Your instructions: Leaving out all pictures, please print only the lines from the one containing "Write the Plotly code for this chart." through the one containing "0.006, 0.002, 0.0]".

Excerpted data:
(begin)

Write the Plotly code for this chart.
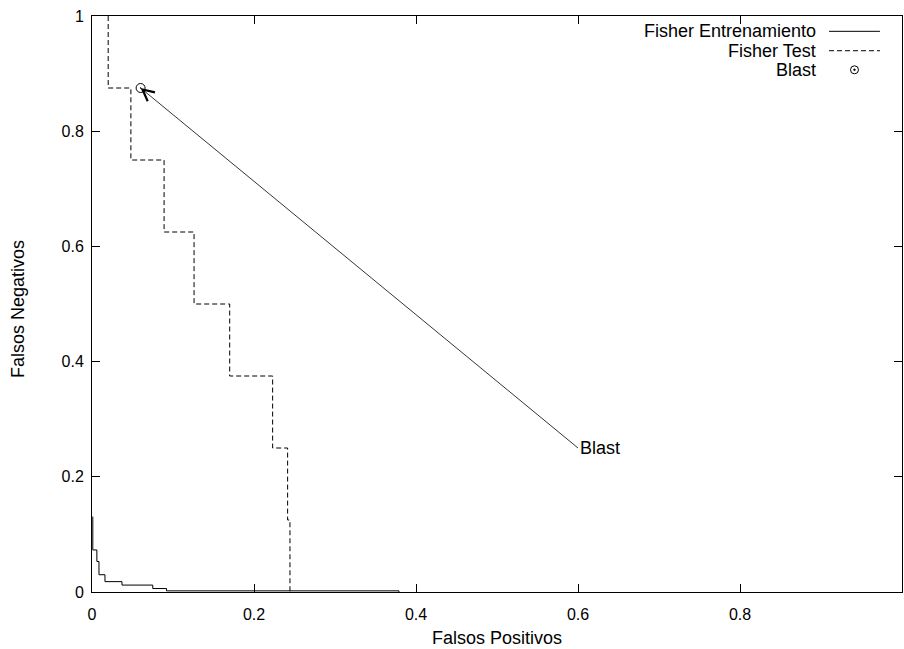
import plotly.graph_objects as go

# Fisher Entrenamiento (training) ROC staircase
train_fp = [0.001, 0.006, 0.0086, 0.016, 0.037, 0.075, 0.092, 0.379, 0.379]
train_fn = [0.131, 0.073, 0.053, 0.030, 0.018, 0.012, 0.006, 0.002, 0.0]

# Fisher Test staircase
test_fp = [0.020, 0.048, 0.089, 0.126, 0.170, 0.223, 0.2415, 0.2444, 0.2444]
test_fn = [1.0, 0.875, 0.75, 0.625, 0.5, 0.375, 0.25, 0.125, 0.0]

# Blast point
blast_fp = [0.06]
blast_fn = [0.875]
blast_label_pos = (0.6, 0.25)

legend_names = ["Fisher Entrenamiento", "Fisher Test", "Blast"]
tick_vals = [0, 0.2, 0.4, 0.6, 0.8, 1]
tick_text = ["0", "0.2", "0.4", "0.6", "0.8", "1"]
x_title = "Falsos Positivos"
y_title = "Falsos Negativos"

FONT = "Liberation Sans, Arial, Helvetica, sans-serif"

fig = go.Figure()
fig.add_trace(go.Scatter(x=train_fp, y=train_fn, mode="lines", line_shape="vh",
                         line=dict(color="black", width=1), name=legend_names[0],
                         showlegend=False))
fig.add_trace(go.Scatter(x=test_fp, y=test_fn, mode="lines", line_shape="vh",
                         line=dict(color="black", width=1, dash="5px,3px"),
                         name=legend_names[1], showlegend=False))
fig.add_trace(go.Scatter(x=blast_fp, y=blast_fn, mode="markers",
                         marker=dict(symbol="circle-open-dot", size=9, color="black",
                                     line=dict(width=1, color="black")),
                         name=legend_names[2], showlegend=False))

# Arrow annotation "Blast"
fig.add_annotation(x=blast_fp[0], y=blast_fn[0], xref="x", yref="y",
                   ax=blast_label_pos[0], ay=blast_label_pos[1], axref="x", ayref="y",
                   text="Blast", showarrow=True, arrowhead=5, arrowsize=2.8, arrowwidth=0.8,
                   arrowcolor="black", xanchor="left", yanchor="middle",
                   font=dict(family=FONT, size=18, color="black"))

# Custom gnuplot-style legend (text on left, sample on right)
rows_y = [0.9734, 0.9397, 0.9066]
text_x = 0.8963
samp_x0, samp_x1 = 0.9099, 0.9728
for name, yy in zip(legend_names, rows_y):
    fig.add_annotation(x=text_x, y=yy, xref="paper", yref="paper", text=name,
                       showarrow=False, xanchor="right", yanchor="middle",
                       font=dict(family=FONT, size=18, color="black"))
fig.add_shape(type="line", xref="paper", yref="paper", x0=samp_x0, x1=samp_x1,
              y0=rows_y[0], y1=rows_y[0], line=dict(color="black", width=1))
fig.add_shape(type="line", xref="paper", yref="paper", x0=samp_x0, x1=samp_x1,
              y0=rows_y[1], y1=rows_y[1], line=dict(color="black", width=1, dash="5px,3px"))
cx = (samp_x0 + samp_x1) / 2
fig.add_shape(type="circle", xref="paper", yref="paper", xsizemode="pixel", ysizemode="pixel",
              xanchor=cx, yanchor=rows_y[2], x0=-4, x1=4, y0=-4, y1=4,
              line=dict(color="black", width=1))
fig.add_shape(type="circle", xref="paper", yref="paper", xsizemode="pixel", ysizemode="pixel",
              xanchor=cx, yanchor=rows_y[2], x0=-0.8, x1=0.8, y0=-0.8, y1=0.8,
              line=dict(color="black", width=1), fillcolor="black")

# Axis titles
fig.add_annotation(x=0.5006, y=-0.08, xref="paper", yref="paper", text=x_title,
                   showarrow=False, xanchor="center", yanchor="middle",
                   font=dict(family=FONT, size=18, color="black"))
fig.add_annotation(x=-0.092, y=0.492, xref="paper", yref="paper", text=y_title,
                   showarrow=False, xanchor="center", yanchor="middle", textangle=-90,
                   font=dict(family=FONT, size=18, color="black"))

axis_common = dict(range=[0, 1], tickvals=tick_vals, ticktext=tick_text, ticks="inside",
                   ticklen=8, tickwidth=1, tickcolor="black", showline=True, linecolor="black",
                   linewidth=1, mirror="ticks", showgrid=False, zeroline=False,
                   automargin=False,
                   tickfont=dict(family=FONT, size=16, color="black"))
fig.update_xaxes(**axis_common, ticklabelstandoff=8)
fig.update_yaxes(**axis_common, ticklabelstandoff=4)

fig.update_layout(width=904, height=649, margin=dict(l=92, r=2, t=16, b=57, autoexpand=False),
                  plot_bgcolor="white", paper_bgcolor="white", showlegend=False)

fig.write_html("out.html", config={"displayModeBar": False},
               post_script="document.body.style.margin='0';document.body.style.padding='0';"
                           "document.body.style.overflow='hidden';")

(end)
(begin)

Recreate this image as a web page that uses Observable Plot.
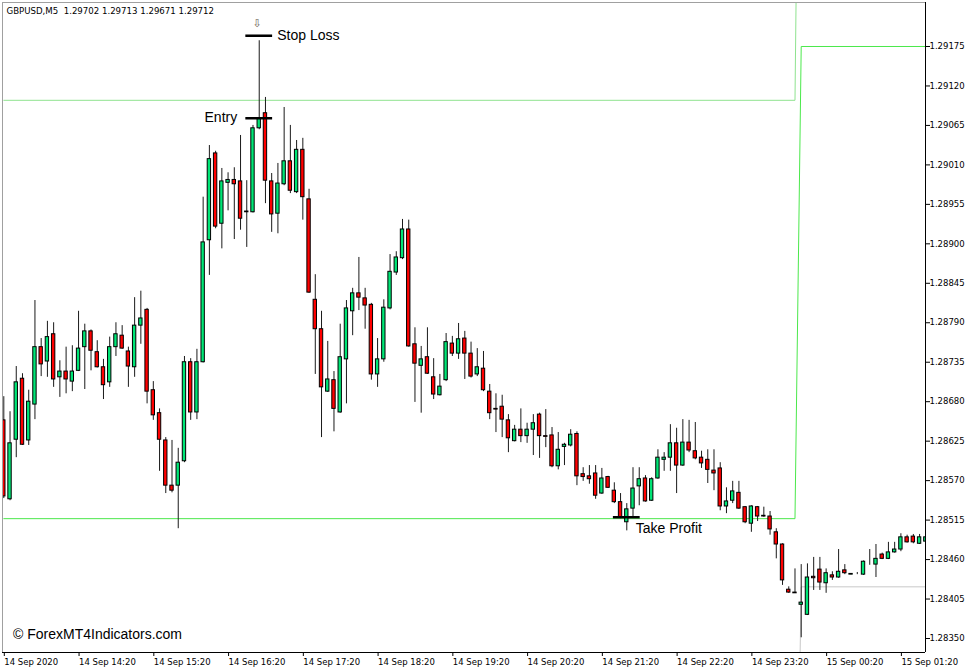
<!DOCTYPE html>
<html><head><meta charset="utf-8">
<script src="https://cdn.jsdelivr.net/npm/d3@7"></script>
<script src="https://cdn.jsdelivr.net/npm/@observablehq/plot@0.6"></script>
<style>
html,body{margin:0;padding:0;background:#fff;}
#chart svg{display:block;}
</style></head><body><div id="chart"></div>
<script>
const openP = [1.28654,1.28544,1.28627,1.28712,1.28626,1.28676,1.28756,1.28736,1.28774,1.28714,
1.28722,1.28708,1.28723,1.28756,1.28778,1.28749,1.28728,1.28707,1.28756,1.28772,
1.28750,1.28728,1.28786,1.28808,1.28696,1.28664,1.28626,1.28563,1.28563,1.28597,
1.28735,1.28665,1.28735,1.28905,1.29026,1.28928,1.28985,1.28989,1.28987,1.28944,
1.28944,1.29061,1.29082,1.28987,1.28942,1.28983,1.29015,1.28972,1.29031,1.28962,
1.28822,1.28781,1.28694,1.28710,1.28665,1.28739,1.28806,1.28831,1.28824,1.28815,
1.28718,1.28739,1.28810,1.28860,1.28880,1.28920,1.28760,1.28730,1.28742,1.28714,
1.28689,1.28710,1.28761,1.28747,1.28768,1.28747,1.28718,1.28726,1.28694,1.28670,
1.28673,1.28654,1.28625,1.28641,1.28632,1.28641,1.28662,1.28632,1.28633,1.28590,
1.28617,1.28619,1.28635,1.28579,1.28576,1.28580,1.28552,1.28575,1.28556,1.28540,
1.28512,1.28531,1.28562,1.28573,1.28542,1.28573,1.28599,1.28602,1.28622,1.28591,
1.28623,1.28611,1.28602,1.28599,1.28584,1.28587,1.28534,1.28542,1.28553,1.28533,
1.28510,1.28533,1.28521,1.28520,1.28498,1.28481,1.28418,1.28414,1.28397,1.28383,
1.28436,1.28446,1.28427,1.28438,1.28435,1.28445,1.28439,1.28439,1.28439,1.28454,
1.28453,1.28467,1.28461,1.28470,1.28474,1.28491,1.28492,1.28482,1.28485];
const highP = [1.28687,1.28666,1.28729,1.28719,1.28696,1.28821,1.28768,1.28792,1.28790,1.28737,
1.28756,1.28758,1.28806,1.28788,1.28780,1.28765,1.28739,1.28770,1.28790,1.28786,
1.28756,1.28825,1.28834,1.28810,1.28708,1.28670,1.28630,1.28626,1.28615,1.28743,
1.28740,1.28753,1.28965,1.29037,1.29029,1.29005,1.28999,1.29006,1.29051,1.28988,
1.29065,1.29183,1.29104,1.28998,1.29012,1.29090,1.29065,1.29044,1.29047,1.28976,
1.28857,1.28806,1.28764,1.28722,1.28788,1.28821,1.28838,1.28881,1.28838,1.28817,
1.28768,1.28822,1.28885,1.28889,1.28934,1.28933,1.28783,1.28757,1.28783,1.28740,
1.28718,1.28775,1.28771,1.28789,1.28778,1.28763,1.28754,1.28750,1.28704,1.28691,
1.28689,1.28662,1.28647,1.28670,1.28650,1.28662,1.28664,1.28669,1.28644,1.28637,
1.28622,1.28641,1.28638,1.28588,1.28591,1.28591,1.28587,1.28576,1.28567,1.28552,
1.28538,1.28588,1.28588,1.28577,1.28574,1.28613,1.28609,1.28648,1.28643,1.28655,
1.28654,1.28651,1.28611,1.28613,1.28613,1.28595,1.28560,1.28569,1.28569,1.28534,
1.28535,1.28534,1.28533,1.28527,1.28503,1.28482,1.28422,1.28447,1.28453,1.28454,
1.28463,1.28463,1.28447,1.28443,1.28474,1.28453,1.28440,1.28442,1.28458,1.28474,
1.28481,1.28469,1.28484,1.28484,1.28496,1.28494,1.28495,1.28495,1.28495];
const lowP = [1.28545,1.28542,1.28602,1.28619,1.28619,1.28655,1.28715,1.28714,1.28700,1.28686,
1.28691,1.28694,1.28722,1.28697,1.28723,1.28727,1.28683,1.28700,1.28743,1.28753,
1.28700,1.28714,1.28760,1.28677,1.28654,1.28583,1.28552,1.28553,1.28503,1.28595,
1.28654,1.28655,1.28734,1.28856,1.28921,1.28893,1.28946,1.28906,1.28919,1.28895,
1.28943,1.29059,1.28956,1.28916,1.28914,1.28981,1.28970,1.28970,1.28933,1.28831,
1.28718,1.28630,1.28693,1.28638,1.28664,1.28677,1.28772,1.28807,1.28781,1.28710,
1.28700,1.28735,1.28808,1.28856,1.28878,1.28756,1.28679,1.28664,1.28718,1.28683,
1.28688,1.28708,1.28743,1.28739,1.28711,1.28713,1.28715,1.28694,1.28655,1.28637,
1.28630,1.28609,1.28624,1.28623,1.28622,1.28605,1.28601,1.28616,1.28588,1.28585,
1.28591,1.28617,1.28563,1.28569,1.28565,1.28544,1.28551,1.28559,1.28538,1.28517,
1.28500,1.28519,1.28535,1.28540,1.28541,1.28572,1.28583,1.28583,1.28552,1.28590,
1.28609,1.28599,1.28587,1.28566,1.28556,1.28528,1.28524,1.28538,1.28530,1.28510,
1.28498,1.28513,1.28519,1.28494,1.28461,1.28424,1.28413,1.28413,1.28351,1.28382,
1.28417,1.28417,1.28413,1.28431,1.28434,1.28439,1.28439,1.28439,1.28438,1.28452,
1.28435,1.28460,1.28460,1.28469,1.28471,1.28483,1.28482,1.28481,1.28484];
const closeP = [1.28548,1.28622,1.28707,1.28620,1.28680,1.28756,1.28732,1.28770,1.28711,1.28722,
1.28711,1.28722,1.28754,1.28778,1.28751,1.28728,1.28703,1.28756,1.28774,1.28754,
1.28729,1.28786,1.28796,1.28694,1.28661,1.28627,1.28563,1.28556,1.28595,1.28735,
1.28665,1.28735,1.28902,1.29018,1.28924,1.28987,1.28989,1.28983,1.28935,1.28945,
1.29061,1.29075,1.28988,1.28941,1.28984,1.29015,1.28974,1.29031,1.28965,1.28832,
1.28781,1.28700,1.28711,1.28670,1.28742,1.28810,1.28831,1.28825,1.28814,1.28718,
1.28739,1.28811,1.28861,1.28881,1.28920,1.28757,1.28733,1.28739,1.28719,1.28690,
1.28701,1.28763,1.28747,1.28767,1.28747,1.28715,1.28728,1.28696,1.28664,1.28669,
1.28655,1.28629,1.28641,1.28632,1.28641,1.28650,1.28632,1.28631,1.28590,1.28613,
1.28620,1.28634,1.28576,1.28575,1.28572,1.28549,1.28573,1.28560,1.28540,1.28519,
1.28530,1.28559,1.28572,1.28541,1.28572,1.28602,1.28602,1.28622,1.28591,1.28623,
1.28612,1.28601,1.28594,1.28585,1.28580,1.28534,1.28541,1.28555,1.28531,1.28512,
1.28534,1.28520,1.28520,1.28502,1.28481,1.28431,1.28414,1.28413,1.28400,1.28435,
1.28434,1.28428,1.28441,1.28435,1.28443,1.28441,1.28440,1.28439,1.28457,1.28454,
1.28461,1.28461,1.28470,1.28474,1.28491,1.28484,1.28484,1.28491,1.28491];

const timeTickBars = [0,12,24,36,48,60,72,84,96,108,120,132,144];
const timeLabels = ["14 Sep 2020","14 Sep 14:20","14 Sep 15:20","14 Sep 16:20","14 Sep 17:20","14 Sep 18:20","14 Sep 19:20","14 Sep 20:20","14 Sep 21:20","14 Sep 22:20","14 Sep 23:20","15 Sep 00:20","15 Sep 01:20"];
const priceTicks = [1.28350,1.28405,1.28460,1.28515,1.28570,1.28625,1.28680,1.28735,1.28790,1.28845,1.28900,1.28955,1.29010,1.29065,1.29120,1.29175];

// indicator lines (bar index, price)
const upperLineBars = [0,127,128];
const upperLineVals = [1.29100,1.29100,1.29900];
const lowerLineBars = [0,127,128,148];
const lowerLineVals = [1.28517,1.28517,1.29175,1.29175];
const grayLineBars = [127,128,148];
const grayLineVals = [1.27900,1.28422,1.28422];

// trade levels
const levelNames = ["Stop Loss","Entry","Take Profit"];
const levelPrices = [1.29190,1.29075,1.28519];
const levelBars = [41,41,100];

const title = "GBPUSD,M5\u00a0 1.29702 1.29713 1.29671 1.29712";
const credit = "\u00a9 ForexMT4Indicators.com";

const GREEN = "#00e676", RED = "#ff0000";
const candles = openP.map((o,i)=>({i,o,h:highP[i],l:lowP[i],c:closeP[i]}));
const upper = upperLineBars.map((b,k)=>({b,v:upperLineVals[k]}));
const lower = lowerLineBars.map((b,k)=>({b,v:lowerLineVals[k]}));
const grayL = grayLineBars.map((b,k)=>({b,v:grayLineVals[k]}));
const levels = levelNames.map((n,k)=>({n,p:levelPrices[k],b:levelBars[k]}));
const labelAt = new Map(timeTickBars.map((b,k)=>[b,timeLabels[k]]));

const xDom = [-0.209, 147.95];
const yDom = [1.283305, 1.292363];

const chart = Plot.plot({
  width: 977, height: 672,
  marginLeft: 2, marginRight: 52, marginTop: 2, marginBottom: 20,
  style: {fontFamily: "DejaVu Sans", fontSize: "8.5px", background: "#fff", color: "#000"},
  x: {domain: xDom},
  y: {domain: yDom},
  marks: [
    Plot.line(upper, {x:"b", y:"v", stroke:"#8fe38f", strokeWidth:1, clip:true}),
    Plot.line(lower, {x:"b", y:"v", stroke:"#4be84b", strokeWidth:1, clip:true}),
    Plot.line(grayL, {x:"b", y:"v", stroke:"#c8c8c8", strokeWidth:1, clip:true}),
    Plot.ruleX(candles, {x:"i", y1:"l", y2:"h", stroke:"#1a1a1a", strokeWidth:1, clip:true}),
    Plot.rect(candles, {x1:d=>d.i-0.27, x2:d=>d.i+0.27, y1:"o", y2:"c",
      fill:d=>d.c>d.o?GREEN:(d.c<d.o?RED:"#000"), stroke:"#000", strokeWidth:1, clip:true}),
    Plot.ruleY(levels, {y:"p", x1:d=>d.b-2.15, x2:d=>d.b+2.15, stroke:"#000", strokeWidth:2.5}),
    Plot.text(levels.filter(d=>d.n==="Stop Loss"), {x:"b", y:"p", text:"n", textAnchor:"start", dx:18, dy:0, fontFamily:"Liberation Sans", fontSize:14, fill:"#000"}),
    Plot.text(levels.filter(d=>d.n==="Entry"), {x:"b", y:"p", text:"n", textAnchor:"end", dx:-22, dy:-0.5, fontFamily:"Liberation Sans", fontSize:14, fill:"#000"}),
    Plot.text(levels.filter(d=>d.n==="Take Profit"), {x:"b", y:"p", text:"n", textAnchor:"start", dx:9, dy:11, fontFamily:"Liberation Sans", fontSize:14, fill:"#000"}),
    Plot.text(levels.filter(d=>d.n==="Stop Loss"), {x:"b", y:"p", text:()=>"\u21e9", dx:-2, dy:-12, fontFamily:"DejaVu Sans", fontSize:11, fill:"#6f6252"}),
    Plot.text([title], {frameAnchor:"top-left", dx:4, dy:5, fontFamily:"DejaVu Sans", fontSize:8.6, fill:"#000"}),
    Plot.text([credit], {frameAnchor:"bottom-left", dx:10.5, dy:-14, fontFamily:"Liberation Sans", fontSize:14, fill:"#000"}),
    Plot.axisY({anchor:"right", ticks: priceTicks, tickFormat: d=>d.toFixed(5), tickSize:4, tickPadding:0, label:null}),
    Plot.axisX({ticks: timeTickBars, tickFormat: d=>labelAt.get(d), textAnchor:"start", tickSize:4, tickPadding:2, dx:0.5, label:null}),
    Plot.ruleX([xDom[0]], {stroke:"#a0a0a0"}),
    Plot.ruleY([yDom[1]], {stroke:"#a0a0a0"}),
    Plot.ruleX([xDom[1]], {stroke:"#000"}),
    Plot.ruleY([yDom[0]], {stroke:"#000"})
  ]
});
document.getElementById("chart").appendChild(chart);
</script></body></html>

(end)

Output:
Write the Plotly code for this chart.
import plotly.graph_objects as go

# Fisher Entrenamiento (training) ROC staircase
train_fp = [0.001, 0.006, 0.0086, 0.016, 0.037, 0.075, 0.092, 0.379, 0.379]
train_fn = [0.131, 0.073, 0.053, 0.030, 0.018, 0.012, 0.006, 0.002, 0.0]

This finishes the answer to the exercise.